Planning the temporary takeoff/landing site’s location for a pesticide spraying helicopter based on an intelligent fusion algorithm

Abstract

Planning the temporary takeoff/landing site’s location (TTSL) is an essential task faced by helicopter spraying pesticide operations in the forest. However, neither a scientific theoretical model nor a planning method do exist to address this issue. In this study, a mathematical model for a helicopter’s TTSL planning is constructed, and an intelligent fusion algorithm (IWOA-IACO-CLC) is proposed based on the improved whale optimization algorithm (IWOA), improved ant colony optimization (IACO) algorithm, and combinatorial logic classifier (CLC). The fusion algorithm first adds a memory function and Lévy flight disturbance strategy to the whale optimization algorithm, which is used to enhance the global search capability of TTSL. Subsequently, the movement strategy of IACO is modified to a lateral movement within the forest and longitudinal movement between forests to calculate the fitness of the IWOA. Finally, the CLC is used to control the feasible domain of TTSL based on the idea of penalty function.
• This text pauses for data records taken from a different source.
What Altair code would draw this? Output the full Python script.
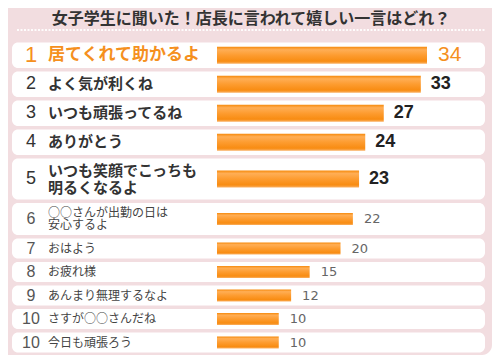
import altair as alt
import pandas as pd

# ---- data ----
title_text = "女子学生に聞いた！店長に言われて嬉しい一言はどれ？"
ranks = ["1", "2", "3", "4", "5", "6", "7", "8", "9", "10", "10"]
labels = [
    "居てくれて助かるよ",
    "よく気が利くね",
    "いつも頑張ってるね",
    "ありがとう",
    "いつも笑顔でこっちも\n明るくなるよ",
    "○○さんが出勤の日は\n安心するよ",
    "おはよう",
    "お疲れ様",
    "あんまり無理するなよ",
    "さすが○○さんだね",
    "今日も頑張ろう",
]
values = [34, 33, 27, 24, 23, 22, 20, 15, 12, 10, 10]

# ---- layout (pixel units of the picture) ----
ROW_H = [25.5] * 4 + [41, 32] + [20] * 5
BAR_H = [17] * 5 + [12] * 6
TIER = [0] + [1] * 4 + [2] * 6
LINE_H = {0: 17, 1: 17, 2: 12}
GAP = 3.5
TOP0 = 42.5

tops, t = [], TOP0
for h in ROW_H:
    tops.append(t)
    t += h + GAP

rows = pd.DataFrame({"rank": ranks, "label": labels, "value": values})
rows["top"] = tops
rows["bottom"] = [a + h for a, h in zip(tops, ROW_H)]
rows["center"] = [a + h / 2 for a, h in zip(tops, ROW_H)]
rows["bar_top"] = [c - b / 2 for c, b in zip(rows["center"], BAR_H)]
rows["bar_bot"] = [c + b / 2 for c, b in zip(rows["center"], BAR_H)]
rows["tier"] = TIER
rows["ty"] = [c - (lab.count("\n")) * LINE_H[tr] / 2
              for c, lab, tr in zip(rows["center"], labels, TIER)]

ORANGE = "#f5901e"
JP = "Noto Sans CJK JP"
LAT = "Liberation Sans"

W, H = 485, 347
yscale = alt.Scale(domain=[8, 8 + H], range=[0, H])
xscale = alt.Scale(domain=[0, 34], range=[209, 419])


def Y(f):
    return alt.Y(f, type="quantitative", scale=yscale, axis=None)


XV = alt.X("value:Q", scale=xscale, axis=None)

one = pd.DataFrame({"k": [0]})

panel = alt.Chart(one).mark_rect(
    color="#f2dde0", cornerRadiusTopLeft=0, cornerRadiusTopRight=0,
    cornerRadiusBottomLeft=0, cornerRadiusBottomRight=10,
).encode(x=alt.value(0), x2=alt.value(484), y=alt.value(0), y2=alt.value(H))
dots = alt.Chart(one).mark_rule(color="white", strokeWidth=2, strokeDash=[2, 1.5], opacity=0.9).encode(
    x=alt.value(9), x2=alt.value(477), y=alt.value(22)
)
title = alt.Chart(one).mark_text(
    text=title_text, font=JP, fontSize=16, fontWeight="bold", color="#333333",
    align="center", baseline="middle"
).encode(x=alt.value(243), y=alt.value(10.5))

base = alt.Chart(rows)

boxes = base.mark_rect(color="white", cornerRadius=6).encode(
    x=alt.value(4), x2=alt.value(477), y=Y("top"), y2="bottom"
)

grad = alt.LinearGradient(
    gradient="linear", x1=0, x2=0, y1=0, y2=1,
    stops=[
        alt.GradientStop(color="#f68a0c", offset=0),
        alt.GradientStop(color="#ffae55", offset=0.18),
        alt.GradientStop(color="#fd9c30", offset=0.5),
        alt.GradientStop(color="#f88c12", offset=0.85),
        alt.GradientStop(color="#fab062", offset=1),
    ],
)
bars = base.mark_rect(color=grad).encode(
    x=XV, x2=alt.datum(0), y=Y("bar_top"), y2="bar_bot"
)


def tier(n):
    return base.transform_filter(alt.datum.tier == n)


rank0 = tier(0).mark_text(font=LAT, fontSize=22, color=ORANGE, align="center", baseline="middle").encode(
    x=alt.value(23), y=Y("center"), text="rank:N")
rank1 = tier(1).mark_text(font=LAT, fontSize=18, color="#333333", align="center", baseline="middle").encode(
    x=alt.value(23), y=Y("center"), text="rank:N")
rank2 = tier(2).mark_text(font=LAT, fontSize=16, color="#555555", align="center", baseline="middle").encode(
    x=alt.value(23), y=Y("center"), text="rank:N")

lab0 = tier(0).mark_text(font=JP, fontSize=17, fontWeight="bold", color=ORANGE, align="left", baseline="middle").encode(
    x=alt.value(40), y=Y("ty"), text="label:N")
lab1 = tier(1).mark_text(font=JP, fontSize=15, fontWeight="bold", color="#333333", align="left", baseline="middle",
                         lineBreak="\n", lineHeight=LINE_H[1]).encode(
    x=alt.value(40), y=Y("ty"), text="label:N")
lab2 = tier(2).mark_text(font=JP, fontSize=12, color="#444444", align="left", baseline="middle",
                         lineBreak="\n", lineHeight=LINE_H[2]).encode(
    x=alt.value(40), y=Y("ty"), text="label:N")

val0 = tier(0).mark_text(font=LAT, fontSize=21, color=ORANGE, align="left", baseline="middle", dx=11).encode(
    x=XV, y=Y("center"), text="value:Q")
val1 = tier(1).mark_text(font=LAT, fontSize=18, fontWeight="bold", color="#222222", align="left", baseline="middle", dx=10).encode(
    x=XV, y=Y("center"), text="value:Q")
val2 = tier(2).mark_text(font="DejaVu Sans", fontSize=13, color="#666666", align="left", baseline="middle", dx=11).encode(
    x=XV, y=Y("center"), text="value:Q")

chart = alt.layer(
    panel, dots, title, boxes, bars,
    rank0, rank1, rank2, lab0, lab1, lab2, val0, val1, val2,
).properties(
    width=W, height=H,
    autosize=alt.AutoSizeParams(type="fit", contains="padding"),
    padding=0, background="white",
).configure_view(stroke=None)

chart.save("out.html", embed_options={"renderer": "svg", "actions": False})
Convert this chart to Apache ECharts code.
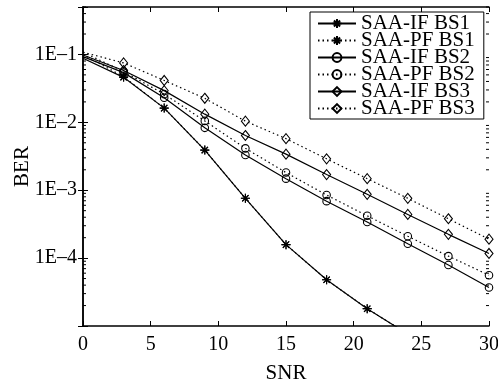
<!DOCTYPE html>
<html>
<head>
<meta charset="utf-8">
<script src="https://cdn.jsdelivr.net/npm/echarts@6/dist/echarts.min.js"></script>
<style>
  html, body { margin: 0; padding: 0; background: #fff; }
  #chart { width: 498px; height: 386px; }
</style>
</head>
<body>
<div id="chart"></div>
<script>
// SNR points (markers every 3 dB, none at 0)
const snr = [0, 3, 6, 9, 12, 15, 18, 21, 24, 27, 30]

// BER
const ifBs1 = [0.088, 0.046, 0.0162, 0.0039, 0.00076, 0.000158, 0.000048, 0.000018, 0.0000076]
const pfBs1 = [0.1, 0.047, 0.0162, 0.0039, 0.00076, 0.000158, 0.000048, 0.000018, 0.0000076]
const ifBs2 = [0.093, 0.054, 0.023, 0.0083, 0.0033, 0.00148, 0.00069, 0.00034, 0.000163, 0.000079, 0.000037]
const pfBs2 = [0.108, 0.056, 0.026, 0.0105, 0.00414, 0.00182, 0.00085, 0.00042, 0.00021, 0.000107, 0.000056]
const ifBs3 = [0.098, 0.058, 0.0293, 0.0132, 0.0064, 0.0034, 0.0017, 0.00087, 0.00044, 0.000224, 0.000117]
const pfBs3 = [0.108, 0.075, 0.0414, 0.0226, 0.0104, 0.00575, 0.0029, 0.00148, 0.00076, 0.00038, 0.00019]

const yLabels = { '0.1': '1E\u20131', '0.01': '1E\u20132', '0.001': '1E\u20133', '0.0001': '1E\u20134' }
const minorMantissas = [2, 3, 4, 5, 6, 7, 8, 9]
const decades = [1e-5, 1e-4, 1e-3, 1e-2, 1e-1]

const starPath = 'path://M0 5L10 5M5 0L5 10M1.5 1.5L8.5 8.5M1.5 8.5L8.5 1.5'
const font = 'Liberation Serif'

let minorTicks = []
decades.forEach(function (d) {
  minorMantissas.forEach(function (m) {
    let v = d * m
    if (v <= 0.5) minorTicks.push([0, v])
  })
})

function toData (vals) {
  return vals.map(function (v, i) {
    if (i === 0) return { value: [snr[i], v], symbol: 'none' }
    return [snr[i], v]
  })
}

function makeSeries (name, vals, symbol, size, dotted) {
  return {
    name: name,
    type: 'line',
    data: toData(vals),
    symbol: symbol,
    symbolSize: size,
    showAllSymbol: true,
    clip: true,
    lineStyle: { color: '#000', width: 1.2, type: dotted ? [1.5, 3] : 'solid' },
    itemStyle: { color: 'rgba(0,0,0,0)', borderColor: '#000', borderWidth: 1.1 },
    emphasis: { disabled: true }
  }
}

let myChart = echarts.init(document.getElementById('chart'))
let option = {
  animation: false,
  backgroundColor: '#fff',
  grid: { left: 83, right: 9, top: 7, bottom: 60, outerBoundsMode: 'none' },
  legend: {
    orient: 'vertical',
    left: 310,
    top: 12,
    itemGap: -4,
    itemWidth: 38,
    itemHeight: 11,
    padding: [1, 9, 0, 7],
    backgroundColor: '#fff',
    borderColor: '#000',
    borderWidth: 1,
    selectedMode: false,
    textStyle: { fontFamily: font, fontSize: 21, color: '#000' },
    data: ['SAA-IF BS1', 'SAA-PF BS1', 'SAA-IF BS2', 'SAA-PF BS2', 'SAA-IF BS3', 'SAA-PF BS3']
  },
  xAxis: [
    {
      type: 'value',
      min: 0,
      max: 30,
      interval: 5,
      name: 'SNR',
      nameLocation: 'middle',
      nameGap: 37,
      nameMoveOverlap: false,
      nameTextStyle: { fontFamily: font, fontSize: 21, color: '#000' },
      axisLine: { lineStyle: { color: '#000', width: 1.5 } },
      axisTick: { inside: true, length: 5, lineStyle: { color: '#000', width: 1 } },
      axisLabel: { fontFamily: font, fontSize: 20, color: '#000', margin: 9 },
      splitLine: { show: false }
    },
    {
      type: 'value',
      position: 'top',
      min: 0,
      max: 30,
      interval: 5,
      axisLine: { lineStyle: { color: '#000', width: 1.5 } },
      axisTick: { inside: true, length: 5, lineStyle: { color: '#000', width: 1 } },
      axisLabel: { show: false },
      splitLine: { show: false }
    }
  ],
  yAxis: [
    {
      type: 'log',
      logBase: 10,
      min: 1e-5,
      max: 0.5,
      name: 'BER',
      nameLocation: 'middle',
      nameGap: 50,
      nameMoveOverlap: false,
      nameTextStyle: { fontFamily: font, fontSize: 21, color: '#000' },
      axisLine: { show: true, lineStyle: { color: '#000', width: 1.5 } },
      axisTick: { inside: true, length: 5, lineStyle: { color: '#000', width: 1 } },
      axisLabel: {
        fontFamily: font,
        fontSize: 20,
        color: '#000',
        margin: 6,
        formatter: function (v) {
          return yLabels[String(Number(v.toPrecision(3)))] || ''
        }
      },
      splitLine: { show: false }
    },
    {
      type: 'log',
      logBase: 10,
      min: 1e-5,
      max: 0.5,
      position: 'right',
      axisLine: { show: true, lineStyle: { color: '#000', width: 1.5 } },
      axisTick: { inside: true, length: 5, lineStyle: { color: '#000', width: 1 } },
      axisLabel: { show: false },
      splitLine: { show: false }
    }
  ],
  series: [
    makeSeries('SAA-IF BS1', ifBs1, starPath, 9, false),
    makeSeries('SAA-PF BS1', pfBs1, starPath, 9, true),
    makeSeries('SAA-IF BS2', ifBs2, 'circle', 7.5, false),
    makeSeries('SAA-PF BS2', pfBs2, 'circle', 7.5, true),
    makeSeries('SAA-IF BS3', ifBs3, 'diamond', [8, 10], false),
    makeSeries('SAA-PF BS3', pfBs3, 'diamond', [8, 10], true),
    {
      // minor log ticks on both side walls
      type: 'custom',
      silent: true,
      clip: false,
      data: minorTicks,
      renderItem: function (params, api) {
        let p = api.coord([0, api.value(1)])
        let q = api.coord([30, api.value(1)])
        return {
          type: 'group',
          children: [
            { type: 'line', shape: { x1: p[0], y1: p[1], x2: p[0] + 3, y2: p[1] }, style: { stroke: '#000', lineWidth: 1 } },
            { type: 'line', shape: { x1: q[0] - 3, y1: q[1], x2: q[0], y2: q[1] }, style: { stroke: '#000', lineWidth: 1 } }
          ]
        }
      }
    }
  ]
}
myChart.setOption(option)
</script>
</body>
</html>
In this setting, five Chinese planted forests were employed for route planning experiments, and the dispatch route length, spraying route length, and extra coverage rate obtained by the intelligent fusion algorithm and the artificial empirical method were analyzed. The results reveal that the IWOA-IACO-CLC algorithm achieves the optimal solution, and the five planned TTSL are more reasonable than those obtained by the artificial empirical method. The dispatch route is shortened by 13.26%, 3.27%, 13.40, 39.67% and 30.47%, the spraying route is shortened by 1.94%, 0.22%, 0.47%, 0.91% and 0.28%, and the extra coverage rate is decreased by 29.15%, 24.92%, 14.63%, 25.99% and 8.24%, respectively. Furthermore, the proposed mathematical model and intelligent fusion algorithm achieve the TTSL planning, while the rational TTSL planning reduces the dispatch route length and the operation cost. This study provides a theoretical basis for the TTSL planning of aerial spray helicopters, as well as a technical reference for the realization of smart forestry.